Capt. Joseph A. Grace Jr., USN (Ret.), president and chief executive officer of Grace and Associates LLC and a former chief information officer for Navy Medicine, offers one solution in a recent SIGNAL online post.
For those systems without CAC access—which is many of our networks—to feign security, we have implemented processes that are beyond unreasonable and force members to change their 14-character password every 30 to 60 days. Requests for password changes often occur more frequently than the actual process of accessing the website, which means that the password expires and has to be reset every time. Passwords have so many restrictions that it is no wonder people write them down for that easy access. One site reported that 80 percent of its technical support calls were for password resets, which is a significant use of resources.
To access pay records, TRICARE online, Army Knowledge Online or a host of other sites, one must have a CAC or have presented him/herself in person at a PSD, a military treatment facility or some other government location of a person’s inconvenient choosing. However, with budget cuts and base consolidations, many people are not near one of those facilities and yet still need access.
We now have policies across government that use a commercial best practice allowing for National Institute of Standards and Technology (NIST) level-three remote authentication and identity proofing using approved technologies and systems without a CAC. In some cases, the technology already has been purchased, so why is it not being used? It has been stated that no use case or business owner has requested the implementation. If customer service and taking care of the military family and our veterans is really important, I cannot imagine a better use case or requirement. Why do we make it so difficult for people to access the very sites that are supposed to make their lives easier? It just does not make sense.

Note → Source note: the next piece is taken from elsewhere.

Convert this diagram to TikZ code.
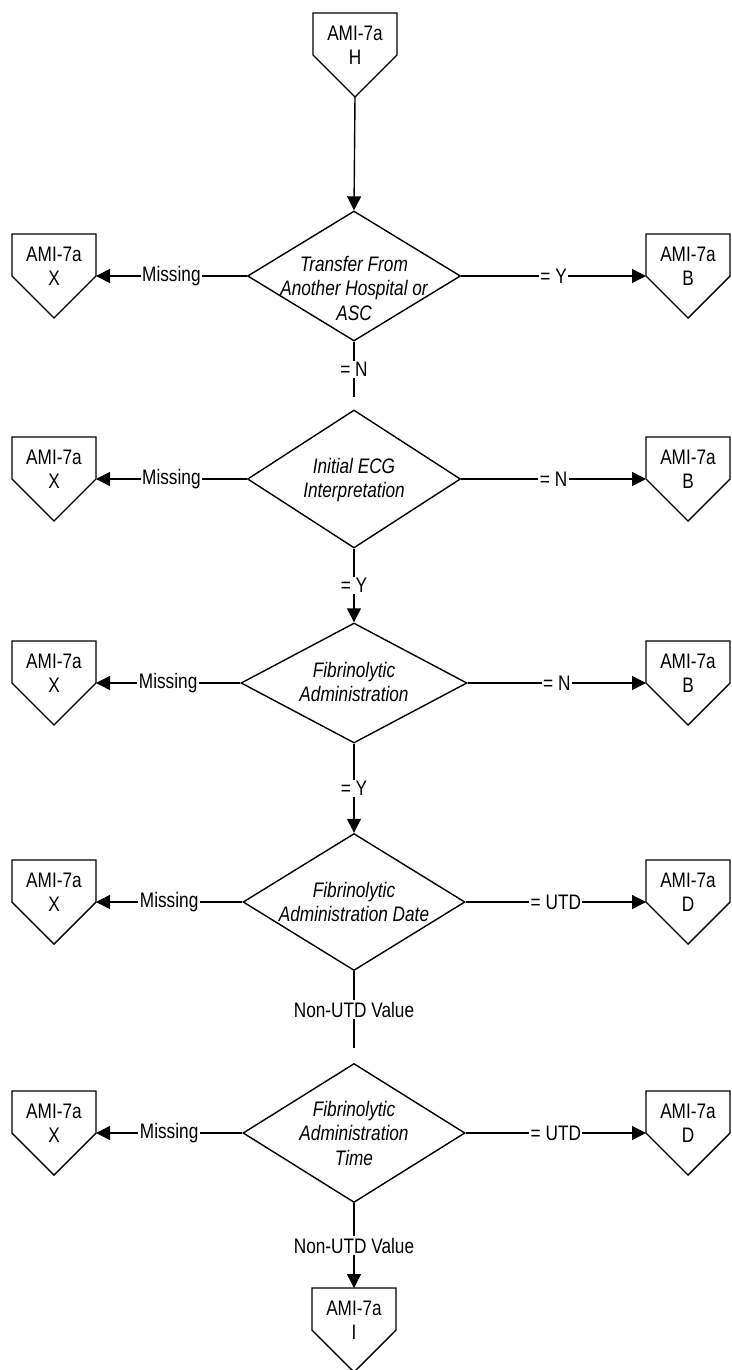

Realizing that strict standards were required, NIST issued a special publication that describes the requirements (NIST SP 800-63 for Level 3) for this type of remote identity proofing. The Defense Information Systems Agency (DISA) access control Security Technology Implementation Guide (STIG) provides examples of how a solution, similar to that provided by companies such as Equifax’s Anakam Identity Services, can leverages a combination of something you know—a high-entropy password—with something you have—a one-time password device—to enable access to for official use only (FOUO) information, personally identifiable information and electronic protected health information (ePHI) as contemplated under the Health Insurance Portability and Accountability Act (HIPAA) that conforms to MAC III and II. The Department of Health and Human Services’ Centers for Medicare and Medicaid Services (CMS) and DISA have issued policy statements and managed successful pilots of this technology, and the Department of Veterans Affairs purchased this technology three years ago to allow for this exact process, but to date it has not executed this capability.